Aklıma gelen olaylar bunlardı, belki benim hayat görüşümden dolayı bana ters belki çok kıryoum belkide cahilim bilemiyorum, bildiğim tek şey işlerin yolunda gitmediği. Nereye kafamı çevirsem bir sıkıntı bir tezat durum söz konusu. Amannn yaa neyse ne, bakın keyfinize arkadaşlar kalın sağlıcakla ;)

Açık öğretim ilk vizelerine ramak kaldı !
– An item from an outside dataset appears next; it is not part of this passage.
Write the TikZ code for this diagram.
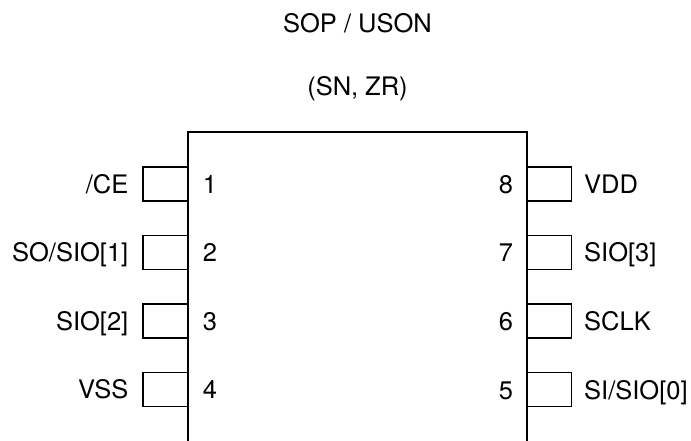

Bu hafta sonu yani, Nisan 4-5 açık öğretim sınavlarının ilk vizesi yapılacak. Malum bende inceden bu sınavlara gireceğim, bu senede geçen seneden farksız, sınav haftasına girdiğimizden beri aksilikler sıkıntılar peşimi bırakmıyor. Ders çalışma programım hep aksadı, elimden geldiğince konsantrasyonumu bozmak istemiyorum ama zaman zaman hakimiyeti kaybediyorum. Her ne olursa olsun, Allah’ ın da izniyle sınav işini iyi bir şekilde atlatacağıma inanıyorum. Kendime ve benim gibi sınava girecek tüm arkadaşlarıma başarılar diliyorum.